On September 3, 1869, the Olympic Club of Philadelphia (which dated back to 1832) played a match against the
Pythian Club, led by
Octavius Catto; the Olympics won, 44 to 23. This marks, as far as I know, the earliest match game between white and black organized clubs. A couple of weeks later (September 16) the Pythians defeated the City Items, a minor, newspaper-sponsored club, 27 to 17, marking the first victory by a black club over a white one. The Pythians, as I understand it, attempted to schedule a game against the Athletics, the best team in Philadelphia and one of the very best in the country, but the challenge was never accepted.
Very shortly after these pioneering interracial clashes, another pair of matches occurred that may be even more significant. Possibly inspired by happenings in Philadelphia, the
Alert Club of Washington, D.C., issued a challenge to the
Washington Olympics, at that time one of a dozen or so openly professional teams in the country and (along with the Nationals) one of the two leading clubs in Washington—and their challenge was accepted.
(“Letters from Washington,” Baltimore Sun, September 17, 1869)
Reports of the game, played on September 20, 1869, made their way into the Washington dispatches of a number of northeastern newspapers.

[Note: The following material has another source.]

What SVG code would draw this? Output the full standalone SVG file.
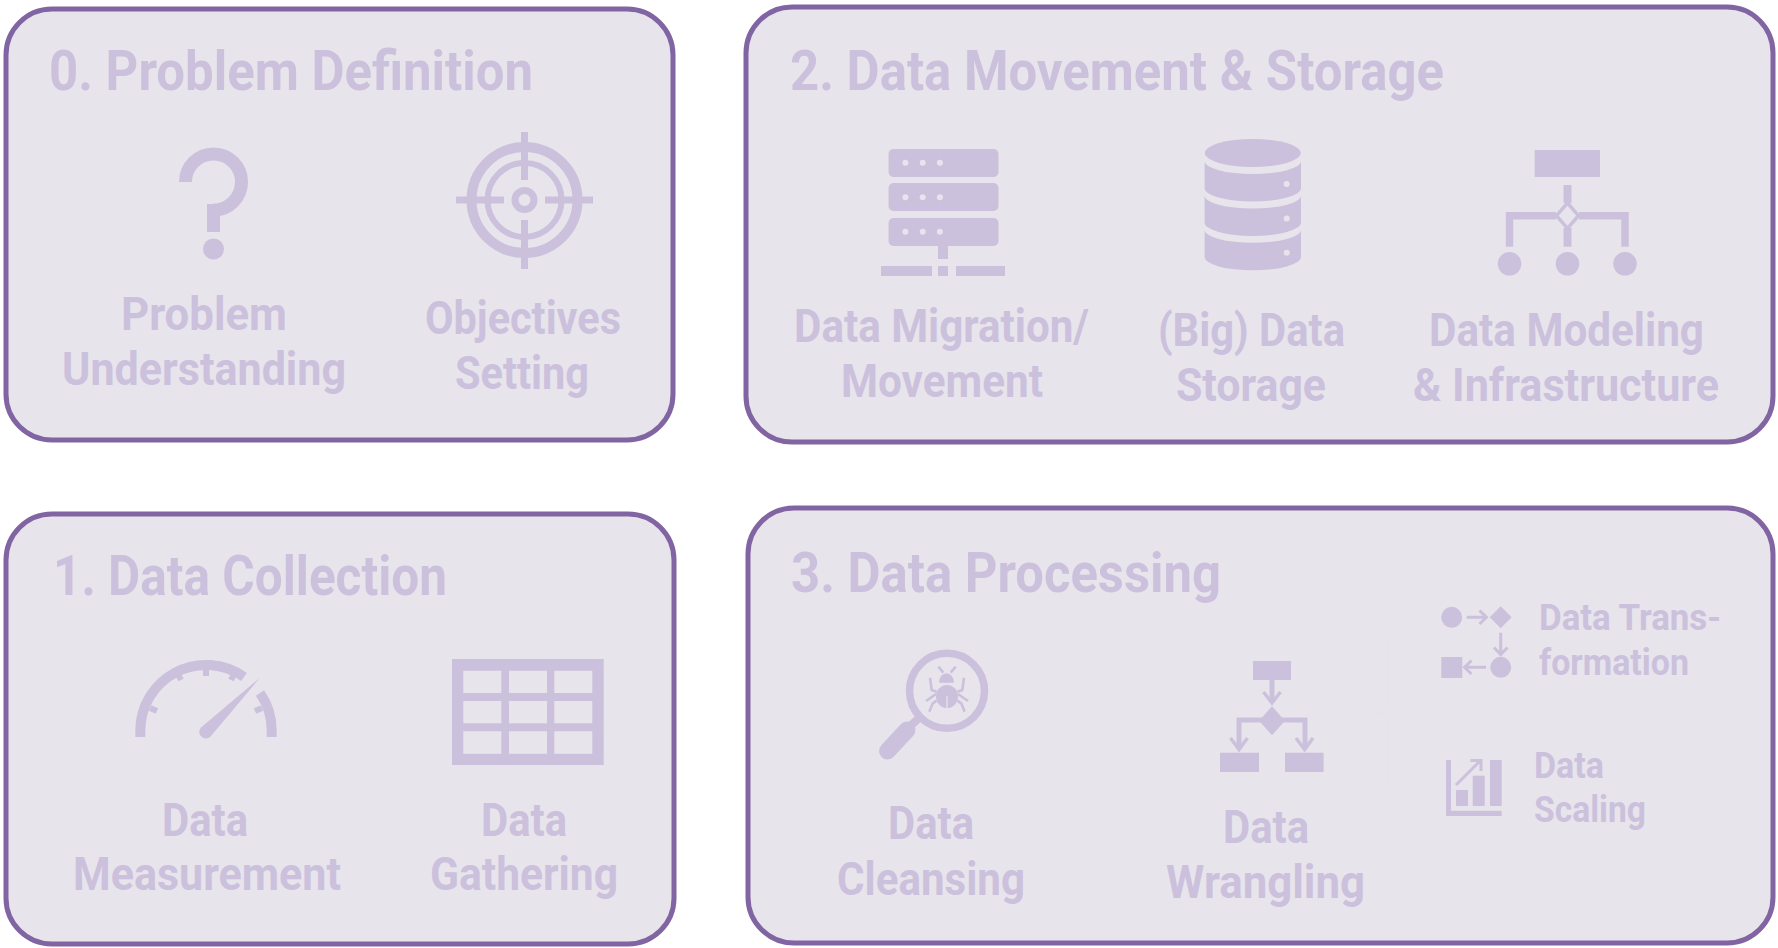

I haven’t found a box score, but the
Washington Star reported the lineups:
(Washington Star, September 20, 1869)
The Olympics featured a number of familiar names, including
Davy Force and eventual National League president
Nick Young. The figure most associated with the black baseball scene in D.C. at the time,
Frederick Douglass’s son
Charles, doesn’t appear among the Alerts’ players, and may by that time have moved to the city’s other important black club, the
Mutuals.
The game didn’t go well for the Alerts on the field, but the event drew a big crowd, and was generally interpreted as a positive development:
(
New York Tribune, September 21, 1869)
(Washington Star, September 21, 1869)
(New York Herald, September 21, 1869)
About three weeks later, on October 12, the Olympics played another match against a black team, the Mutual Club. This time the time the result was much closer:
(
Washington Star, October 13, 1869)
I haven’t been able to find any box scores or any other mentions of the Mutuals/Olympics game so far. Nor have I found any evidence that competition between white and black clubs in D.C. continued into the 1870s, although the Mutuals were active for a number of years after this. Still, this means we can trace contests between the top levels of the black and white baseball worlds all the way back to 1869, which is considerably earlier than is usually understood.
Incidentally, the scores for both the Olympics/Alerts game and the Olympics/Mutuals game are reported by Marshall Wright in his book, The National Association of Base Ball Players, 1857-1870. He makes no special note of them, however, while mentioning the Pythians’ game against the City Items, so I’m guessing that he didn’t realize they were matches against African American clubs.
UPDATE 5:14 p.m. Charles Douglass had indeed moved on to the Mutual Base Ball Club by September 1869; among the Pythians’ papers is a letter dated September 10, 1869, from Douglass in his capacity as the Mutuals’ corresponding secretary, proposing that the Pythians and Mutuals play a series in Washington.
UPDATE 10/17/2009 I should have remembered that Randall Brown mentioned the Olympics’ 1869 matches against both the Alerts and Mutuals in his excellent article “Blood and Base Ball” in the Spring 2009 issue of Base Ball: A Journal of the Early Game.